The trail runs roughly parallel to Metro North's Hudson Line from northern Yonkers to Scarborough and is accessible from numerous stations on that line. The trail briefly parallels the Rockefeller State Park Preserve and its trails. Access to the trail is easiest where it crosses Route 9, known variously as Albany Post Road, Broadway or Highland Avenue.
Heading southbound into downtown Yonkers, the trail goes on-street at Bishop William J. Walls Place and N. Broadway, where it follows the sidewalk on N. Broadway for one block, and then makes a left onto Ashburton Avenue going east. At Palisades Avenue, it makes a right and the trail bed restarts.

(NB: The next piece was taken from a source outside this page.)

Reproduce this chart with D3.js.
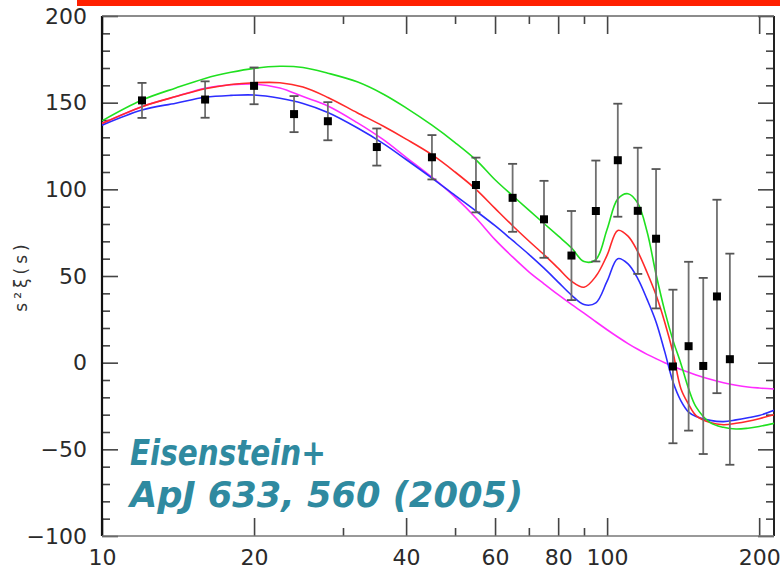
<!DOCTYPE html>
<html>
<head>
<meta charset="utf-8">
<script src="https://cdn.jsdelivr.net/npm/d3@7/dist/d3.min.js"></script>
<style>
  body { margin: 0; background: #fff; }
  #d3-container { width: 780px; height: 574px; display: block; }
</style>
</head>
<body>
<svg id="d3-container"></svg>
<script>
// measured points (s in Mpc/h, s^2 xi(s), 1-sigma error)
const sData = [12, 16, 20, 24, 28, 35, 45, 55, 65, 75, 85, 95, 105, 115, 125, 135, 145, 155, 165, 175];
const xiData = [151.3, 151.8, 159.7, 143.4, 139.3, 124.4, 118.5, 102.5, 95.1, 82.7, 61.8, 87.5, 116.8, 87.6, 71.5, -2.2, 9.5, -1.9, 38.2, 2];
const errData = [10.1, 10.5, 10.6, 10.4, 11, 10.7, 12.8, 15.8, 19.6, 22.2, 25.7, 29.1, 32.6, 36.4, 40.2, 44.3, 48.7, 50.8, 55.8, 60.9];

// model curves at these s values
const sModel = [10, 12, 14, 16, 18, 20, 22.5, 25, 28, 32, 36, 40, 45, 50, 55, 60, 65, 70, 75, 80,
                85, 90, 95, 100, 105, 110, 115, 120, 125, 130, 135, 140, 145, 150, 160, 170, 180, 190, 200, 214];
const greenModel = [139.5, 151.5, 158.5, 164, 167.5, 169.8, 171, 170.3, 167, 162, 155, 147, 137, 127, 117, 105.5, 96.3, 88, 80.3, 73.1,
                    66.3, 58.3, 59.5, 77, 94.5, 97.5, 92, 75.5, 51, 30, 13, -0.6, -15, -25.5, -34.6, -37.3, -38.3, -37.8, -36.8, -35];
const redModel = [138, 147.7, 153.5, 158, 160.5, 161.5, 161.5, 159, 153, 144.2, 136.5, 129, 120, 110, 100, 89, 79, 70.2, 62.3, 54.5,
                  47, 43.5, 49.8, 62, 76.3, 73, 64, 52, 39, 23.5, 6, -15, -24, -30.5, -34.5, -35.8, -35, -33.8, -32.3, -30];
const blueModel = [137, 145.8, 149.7, 153.1, 154.2, 154.4, 152.5, 149.5, 144.3, 135.5, 126.5, 117.2, 106.5, 96.5, 87.5, 79, 70.5, 62.5, 54.5, 46.5,
                   39, 33.5, 34.5, 47, 60, 57, 48.5, 36.5, 23.5, 6.5, -11, -22, -28.5, -31, -33.3, -34, -33, -31.8, -30.5, -27.5];
const magentaModel = [138, 147.7, 153.5, 158.3, 160.3, 160.8, 158.5, 153.5, 148.1, 138.5, 128.8, 118.5, 107, 95.5, 83.5, 71, 61, 52.4, 45.5, 39.2,
                      33.6, 28.6, 23.6, 19, 14.8, 11, 7.7, 4.8, 2.3, 0, -2, -3.9, -5.6, -7.1, -9.6, -11.6, -13, -14, -14.6, -15.2];

// axis ticks
const xLabelTicks = [10, 20, 40, 60, 80, 100, 200];
const xMinorTicks = [30, 50, 70, 90];
const yMajorTicks = [-100, -50, 0, 50, 100, 150, 200];
const yMinorTicks = d3.range(-90, 200, 10).filter(v => v % 50 !== 0);

const svg = d3.select('#d3-container');
const width = 780, height = 574;
const margin = { top: 16, bottom: 38, right: 6, left: 102 };
const innerWidth = width - margin.left - margin.right;
const innerHeight = height - margin.top - margin.bottom;

// red banner across the top
svg.append('rect')
    .attr('x', 77).attr('y', 0)
    .attr('width', width - 77).attr('height', 6)
    .attr('fill', '#ff2000');

const xScale = d3.scaleLog().domain([10, 214]).range([0, innerWidth]);
const yScale = d3.scaleLinear().domain([-100, 200]).range([innerHeight, 0]);

const g = svg.append('g')
    .attr('transform', 'translate(' + margin.left + ',' + margin.top + ')');

svg.append('defs').append('clipPath').attr('id', 'plot-clip')
    .append('rect').attr('width', innerWidth).attr('height', innerHeight);

const labelFont = 'DejaVu Sans';

// y axes (left with labels, right ticks only)
g.append('g')
    .call(d3.axisLeft(yScale).tickValues(yMajorTicks).tickSize(-16).tickPadding(15).tickFormat(d3.format('d')));
g.append('g').call(d3.axisLeft(yScale).tickValues(yMinorTicks).tickSize(-8).tickFormat(''));
g.append('g').attr('transform', `translate(${innerWidth},0)`)
    .call(d3.axisRight(yScale).tickValues(yMajorTicks).tickSize(-16).tickFormat(''));
g.append('g').attr('transform', `translate(${innerWidth},0)`)
    .call(d3.axisRight(yScale).tickValues(yMinorTicks).tickSize(-8).tickFormat(''));

// x axes (bottom with labels, top ticks only)
g.append('g').attr('transform', `translate(0,${innerHeight})`)
    .call(d3.axisBottom(xScale).tickValues(xLabelTicks).tickSize(-18).tickPadding(13).tickFormat(d3.format('d')));
g.append('g').attr('transform', `translate(0,${innerHeight})`)
    .call(d3.axisBottom(xScale).tickValues(xMinorTicks).tickSize(-8).tickFormat(''));
g.append('g')
    .call(d3.axisTop(xScale).tickValues(xLabelTicks).tickSize(-18).tickFormat(''));
g.append('g')
    .call(d3.axisTop(xScale).tickValues(xMinorTicks).tickSize(-8).tickFormat(''));

g.selectAll('.domain').remove();
g.selectAll('.tick line').attr('stroke', '#444').attr('stroke-width', 1.6);
g.selectAll('.tick text')
    .attr('font-family', labelFont)
    .attr('font-size', 22)
    .attr('fill', '#2a2a2a');

// frame
g.append('line').attr('x1', 0).attr('x2', 0).attr('y1', 0).attr('y2', innerHeight)
    .attr('stroke', '#111').attr('stroke-width', 2.2);
g.append('line').attr('x1', innerWidth).attr('x2', innerWidth).attr('y1', 0).attr('y2', innerHeight)
    .attr('stroke', '#222').attr('stroke-width', 2);
g.append('line').attr('x1', 0).attr('x2', innerWidth).attr('y1', 0).attr('y2', 0)
    .attr('stroke', '#666').attr('stroke-width', 1.6);
g.append('line').attr('x1', 0).attr('x2', innerWidth).attr('y1', innerHeight).attr('y2', innerHeight)
    .attr('stroke', '#777').attr('stroke-width', 1.6);

// model curves
const models = [
    { vals: magentaModel, color: '#ff2cff' },
    { vals: blueModel, color: '#2d2dff' },
    { vals: redModel, color: '#ff2a2a' },
    { vals: greenModel, color: '#20e020' }
];
const line = d3.line()
    .x(d => xScale(d[0]))
    .y(d => yScale(d[1]))
    .curve(d3.curveCatmullRom.alpha(0.5));

const curves = g.append('g').attr('clip-path', 'url(#plot-clip)');
models.forEach(m => {
    curves.append('path')
        .datum(sModel.map((s, i) => [s, m.vals[i]]))
        .attr('fill', 'none')
        .attr('stroke', m.color)
        .attr('stroke-width', 1.6)
        .attr('d', line);
});

// data points with error bars
const points = sData.map((s, i) => ({ s: s, xi: xiData[i], err: errData[i] }));
const pt = g.selectAll('.pt').data(points).enter().append('g').attr('class', 'pt');
pt.append('line')
    .attr('x1', d => xScale(d.s)).attr('x2', d => xScale(d.s))
    .attr('y1', d => yScale(d.xi + d.err)).attr('y2', d => yScale(d.xi - d.err))
    .attr('stroke', '#707070').attr('stroke-width', 1.8);
pt.append('line')
    .attr('x1', d => xScale(d.s) - 4.5).attr('x2', d => xScale(d.s) + 4.5)
    .attr('y1', d => yScale(d.xi + d.err)).attr('y2', d => yScale(d.xi + d.err))
    .attr('stroke', '#555').attr('stroke-width', 1.8);
pt.append('line')
    .attr('x1', d => xScale(d.s) - 4.5).attr('x2', d => xScale(d.s) + 4.5)
    .attr('y1', d => yScale(d.xi - d.err)).attr('y2', d => yScale(d.xi - d.err))
    .attr('stroke', '#555').attr('stroke-width', 1.8);
pt.append('rect')
    .attr('x', d => xScale(d.s) - 4).attr('y', d => yScale(d.xi) - 4)
    .attr('width', 8).attr('height', 8)
    .attr('fill', '#000');

// y axis title
svg.append('text')
    .attr('transform', 'translate(27,276) rotate(-90)')
    .attr('text-anchor', 'middle')
    .attr('font-family', labelFont)
    .attr('font-size', 17)
    .attr('letter-spacing', 4)
    .attr('fill', '#333')
    .text('s²ξ(s)');

// citation
const cite = svg.append('g')
    .attr('font-family', 'DejaVu Sans')
    .attr('font-weight', 'bold')
    .attr('font-style', 'italic')
    .attr('font-size', 36)
    .attr('fill', '#2f8aa0');
cite.append('text').attr('x', 130).attr('y', 465)
    .attr('textLength', 196).attr('lengthAdjust', 'spacingAndGlyphs')
    .text('Eisenstein+');
cite.append('text').attr('x', 130).attr('y', 507)
    .attr('textLength', 393).attr('lengthAdjust', 'spacingAndGlyphs')
    .text('ApJ 633, 560 (2005)');
</script>
</body>
</html>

Remnants of the aqueduct still exist and can be seen along the trail, including 21 stone ventilators, three stone weirs (chambers which were used to empty the aqueduct for maintenance), and one "Keeper's House" located in Dobbs Ferry. The Keeper's House in Dobbs Ferry was built in 1857 and is the only remaining of four Keeper's Houses that is both on the Aqueduct, and open to the public. The only other remaining Keeper's House is located in Ossining, but it was moved off the Aqueduct, is privately owned, and not open to visitors. A portion of the Old Croton Aqueduct, running from the Croton River to Manhattan, was listed as a National Historic Landmark in 1992. The Croton Water Supply System was also designated as a National Historic Civil Engineering Landmark by the American Society of Civil Engineers in 1975.
The interior of the Old Croton Aqueduct has been explored and documented by Miru Kim and “guerrilla historian” Steve Duncan. The aqueduct also plays an important role in E. L. Doctorow's novel The Waterworks.